Também é evidente que o giro da dívida está atrelado aos prazos reduzidos que se obtém no mercado e a necessidade absoluta de obter recursos para garantir o giro. Fácil de entender: O valor total da dívida mais renovação e juros, que transitam pelo Orçamento Geral da União, se somados, são maiores que o valor arrecadado pelo Estado. Os valores arrecadados são suficientes para pagar custeio, um mínimo de investimentos, os juros e amortização. O grosso entre no OGU como receita, do lado esquerdo da contabilidade. Mas é receita obtida na venda de novos títulos que renovam as dívidas que vão vencendo naquele exercício. São valores superiores a R$700 bi. Não há muito espaço para debate com investidores aqui. O mercado ciente da premência sabe jogar com prazos pequenos e juros bem altos. As autoridades sabem que para a máquina continuar rodando devem fazer o jogo. O Brasil tem juros reais excepcionais porque tem uma estrutura de dívida apertada e sinaliza que quer continuar devendo sempre mais. As discussões sobre dívida líquida e bruta passam um pouco ao largo dos números que estão no OGU e do que se tem que fazer para manter a roda girando.
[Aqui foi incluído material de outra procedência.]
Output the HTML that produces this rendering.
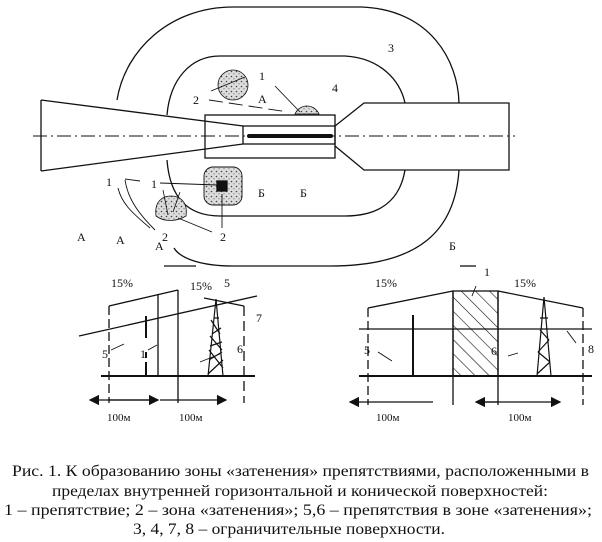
<!DOCTYPE html>
<html><head><meta charset="utf-8"><style>
html,body{margin:0;padding:0;background:#fff;}
svg{display:block;}
text{font-family:"Liberation Serif",serif;fill:#111;}
</style></head><body>
<svg width="602" height="542" viewBox="0 0 602 542" xmlns="http://www.w3.org/2000/svg">
<defs>
<pattern id="dots" width="5" height="5" patternUnits="userSpaceOnUse">
<rect width="5" height="5" fill="#ddd"/>
<circle cx="1.5" cy="1.5" r="0.8" fill="#444"/><circle cx="4" cy="3.8" r="0.6" fill="#666"/>
</pattern>
<pattern id="hatch" width="10" height="10" patternUnits="userSpaceOnUse" patternTransform="rotate(-45)">
<line x1="0" y1="0" x2="0" y2="10" stroke="#111" stroke-width="1.2"/>
</pattern>
<marker id="ar" markerWidth="8" markerHeight="8" refX="7" refY="4" orient="auto"><path d="M0,0 L8,4 L0,8 z" fill="#111"/></marker>
</defs>
<g fill="none" stroke="#111" stroke-width="1.3">
<path d="M233,7 L362,7 C430,10 458,60 459,103 M459,170 C455,230 420,266 330,266 L233,266 C200,266 180,258 174,248 M117,100 C125,50 170,7 233,7"/>
<path d="M220,56 L345,56 C380,58 400,80 405,103 M405,170 C400,200 380,216 345,216 L220,216 C190,216 170,200 167,160 M167,115 C170,80 190,56 220,56"/>
<path d="M41,100 L243,126 M41,171 L243,144 M41,100 L41,171"/>
<rect x="205" y="115" width="130" height="43"/>
<rect x="243" y="126" width="92" height="18"/>
<line x1="249" y1="136" x2="331" y2="136" stroke-width="4" stroke-linecap="round"/>
<path d="M335,126 L364,103 L509,103 L509,170 L364,170 L335,146"/>
<line x1="33" y1="136" x2="515" y2="136" stroke-width="0.9" stroke-dasharray="14,4,2,4"/>
<circle cx="233" cy="85" r="15" fill="url(#dots)" stroke-width="0.8"/>
<path d="M295,114 A13,13 0 0 1 319,114 Z" fill="url(#dots)" stroke-width="0.8"/>
<path d="M156,216 C154,200 164,196 171,196 C180,196 188,202 186,216 C176,222 164,222 156,216 Z" fill="url(#dots)" stroke-width="0.8"/>
<rect x="204" y="167" width="38" height="38" rx="9" fill="url(#dots)" stroke-width="0.9"/>
<rect x="217" y="181" width="10" height="10" fill="#111"/>
<line x1="211" y1="91" x2="245" y2="77" stroke-width="0.9"/>
<line x1="275" y1="86" x2="300" y2="112" stroke-width="0.9"/>
<line x1="209" y1="100" x2="288" y2="112" stroke-width="0.9" stroke-dasharray="14,6"/>
<line x1="125" y1="179" x2="140" y2="181" stroke-width="0.9"/>
<line x1="160" y1="183" x2="217" y2="185" stroke-width="0.9"/>
<line x1="222" y1="194" x2="222" y2="228" stroke-width="0.9"/>
<line x1="178" y1="218" x2="212" y2="232" stroke-width="0.9"/>
<path d="M118,188 C122,205 135,215 150,228" stroke-width="0.9"/>
<path d="M125,180 C128,200 140,215 155,230" stroke-width="0.9"/>
<line x1="163" y1="190" x2="168" y2="215" stroke-width="0.8"/>
<line x1="180" y1="192" x2="173" y2="212" stroke-width="0.8"/>

<line x1="101" y1="376" x2="255" y2="376" stroke-width="2"/>
<line x1="109" y1="306" x2="109" y2="403" stroke-dasharray="9,4"/>
<line x1="109" y1="306" x2="178" y2="290"/>
<line x1="178" y1="290" x2="178" y2="403"/>
<line x1="158" y1="294" x2="158" y2="376"/>
<line x1="79" y1="336" x2="257" y2="296"/>
<line x1="146" y1="316" x2="146" y2="376" stroke-width="2" stroke-dasharray="22,14,6,4"/>
<line x1="244" y1="306" x2="244" y2="403" stroke-dasharray="10,5"/>
<line x1="204" y1="298" x2="244" y2="306"/>
<path d="M216,299 L208,376 M216,299 L223,376 M214,318 L219,318 M212,334 L221,328 M210,346 L222,342 M209,360 L222,352 M208,374 L223,360 M211,320 L220,334 M210,336 L222,350 M209,350 L223,368" stroke-width="1.2"/>
<line x1="200" y1="362" x2="220" y2="354" stroke-width="0.9"/>
<line x1="111" y1="350" x2="124" y2="344" stroke-width="0.9"/>
<line x1="148" y1="350" x2="157" y2="345" stroke-width="0.9"/>
<line x1="158" y1="400" x2="90" y2="400" marker-end="url(#ar)"/>
<line x1="109" y1="400" x2="158" y2="400" marker-end="url(#ar)"/>
<line x1="160" y1="400" x2="226" y2="400" marker-end="url(#ar)"/>
<line x1="164" y1="266" x2="196" y2="266"/>

<line x1="359" y1="376" x2="592" y2="376" stroke-width="2"/>
<rect x="453" y="291" width="45" height="85" fill="url(#hatch)"/>
<line x1="453" y1="291" x2="453" y2="405"/>
<line x1="498" y1="291" x2="498" y2="405"/>
<line x1="368" y1="308" x2="453" y2="291"/>
<line x1="498" y1="291" x2="583" y2="308"/>
<line x1="368" y1="308" x2="368" y2="405" stroke-dasharray="9,4"/>
<line x1="583" y1="308" x2="583" y2="405" stroke-dasharray="9,4"/>
<line x1="359" y1="329" x2="592" y2="329"/>
<line x1="413" y1="315" x2="413" y2="376" stroke-width="2"/>
<path d="M544,297 L537,376 M544,297 L551,376 M540,330 L549,340 M549,340 L538,352 M538,352 L550,362 M550,362 L537,374 M540,318 L548,318" stroke-width="1.2"/>
<line x1="378" y1="352" x2="392" y2="361" stroke-width="0.9"/>
<line x1="508" y1="356" x2="518" y2="353" stroke-width="0.9"/>
<line x1="567" y1="331" x2="576" y2="343" stroke-width="0.9"/>
<line x1="476" y1="286" x2="472" y2="296" stroke-width="0.9"/>
<line x1="433" y1="402" x2="350" y2="402" marker-end="url(#ar)"/>
<line x1="476" y1="402" x2="560" y2="402" marker-end="url(#ar)"/>
<line x1="498" y1="402" x2="476" y2="402" marker-end="url(#ar)"/>
<line x1="460" y1="266" x2="476" y2="266"/>
</g>
<g font-size="12">
<text x="388" y="52">3</text><text x="332" y="92">4</text>
<text x="259" y="80">1</text><text x="258" y="103">А</text><text x="193" y="104">2</text>
<text x="106" y="186">1</text><text x="151" y="188">1</text>
<text x="258" y="197">Б</text><text x="300" y="197">Б</text>
<text x="162" y="241">2</text><text x="220" y="241">2</text>
<text x="77" y="241">А</text><text x="116" y="244">А</text>
<text x="155" y="250">А</text>
<text x="111" y="287">15%</text><text x="190" y="290">15%</text><text x="224" y="287">5</text>
<text x="256" y="322">7</text><text x="102" y="358">5</text><text x="140" y="358">1</text><text x="237" y="353">6</text>
<text x="107" y="421" font-size="11">100м</text><text x="179" y="421" font-size="11">100м</text>
<text x="449" y="250">Б</text><text x="484" y="276">1</text>
<text x="375" y="287">15%</text><text x="514" y="287">15%</text>
<text x="364" y="354">5</text><text x="491" y="355">6</text><text x="588" y="353">8</text>
<text x="376" y="421" font-size="11">100м</text><text x="508" y="421" font-size="11">100м</text>
</g>
<g font-size="16">
<text x="12" y="476" textLength="577" lengthAdjust="spacingAndGlyphs">Рис. 1. К образованию зоны «затенения» препятствиями, расположенными в</text>
<text x="52" y="496" textLength="496" lengthAdjust="spacingAndGlyphs">пределах внутренней горизонтальной и конической поверхностей:</text>
<text x="4" y="515" textLength="588" lengthAdjust="spacingAndGlyphs">1 – препятствие; 2 – зона «затенения»; 5,6 – препятствия в зоне «затенения»;</text>
<text x="133" y="534" textLength="312" lengthAdjust="spacingAndGlyphs">3, 4, 7, 8 – ограничительные поверхности.</text>
</g>
</svg>
</body></html>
A discussão de redução do superávit para “garantir” programas sociais ou a lógica criadora do super-ministro relativizando a meta de inflação para reduzir os valores da taxa SELIC passam por essa questão mais elementar de ter que manter taxas reais mais altas como única forma de manter esse perfil de dívida. Pode mudar o perfil? Talvez até possa, mas certamente os velhinhos aposentados do mundo desenvolvido irão querer ver planos de governo bem mais consistentes que o atual.
A política econômica de governo se dá em um espaço sistêmico onde cada elemento influencia e pode determinar ou sobredeterminar os outros.
De qualquer forma o que parece que não ficou claro para muitas pessoas é que é a Estabilidade (assim mesmo, como letra maiúscula) é peça central que qualquer política econômica que se pretenda minimamente sustentável.
Há inúmeras propostas “criativas” para adaptar a política de estabilidade mais ao gosto da cultura de esquerda. Essa do Mantega é apenas uma delas. Há outras que olham para uma quebra da autonomia do BC para estabelecer a taxa SELIC.
A questão não é tão complexa. A idéia central da proposta de estabilidade é tripla:
- Manter os preços da economia num patamar de crescimento suficientemente baixo ao ponto de não afetar a dinâmica dos preços relativos vista pelo lado do valor real da moeda;
- Manter a máquina de governo operando de forma sustentável, se mirados o médio e longo prazo;
- Manter um câmbio realista, que reflita as relações com o resto do mundo.
Então, quebrem a autonomia do BC, relativizem as metas e controlem o câmbio por decreto. Vamos conferir se este novo conceito de estabilidade é estável e sustentável.
Na questão cambial uma observação: A grande gritaria da indústria nacional na realidade não é contra o dólar, mas contra a economia chinesa.
O fato é que a indústria nacional atua praticamente na mesma linha da indústria chinesa. O fato é que foi o Brasil o fiador da China na OMC e agora fica obrigado a trabalhar dentro das regras da instituição.
Mas não é apenas isso. O Brasil vai brigar comercialmente com seu maior comprador? Os EUA vão brigar comercialmente com o maior detentor individual de títulos do tesouro americano?
Alguém realmente acredita que alterar por decreto a apreciação do real vai resolver?
Alguém acha mesmo que o problema é o baixíssimo salário pago aos trabalhadores chineses?
Aliás, é elogiável e patriótico o absoluto silêncio de nossas poderosas centrais sindicais quanto à situação do trabalhador na China.
Se os trabalhadores brasileiros ganhassem a miséria que ganham os chineses a coisa estaria resolvida?
Esta é a única vantagem competitiva da China? Não são muito melhores do que nós também na infraestrutura, nas operações e nos investimentos em P&D e inovações?
Ai está o ponto. O debate da economia e de todo o resto, educação, saúde, meio ambiente, investimentos, P&D, integração regional etc. não vai a lugar algum se não partir de outro modelo de desenvolvimento que apresente as soluções que esse modelo é incapaz de apresentar.
Na realidade ter bons fundamentos ou praticar boas políticas de estabilidade, que é onde o debate atual estacionou, é apenas o dever de casa. Sem um projeto de desenvolvimento muito mais consistente que o atual o que iremos perseguir será a mesma mediocridade do crescimento das últimas décadas. Aquilo que o governo atual comemora como meta, o PIB na faixa de 5%, está muito longe de ser o nosso potencial, mas no atual modelo até mesmo essa meta corre risco frente a nossa total vulnerablidade à economia internacional.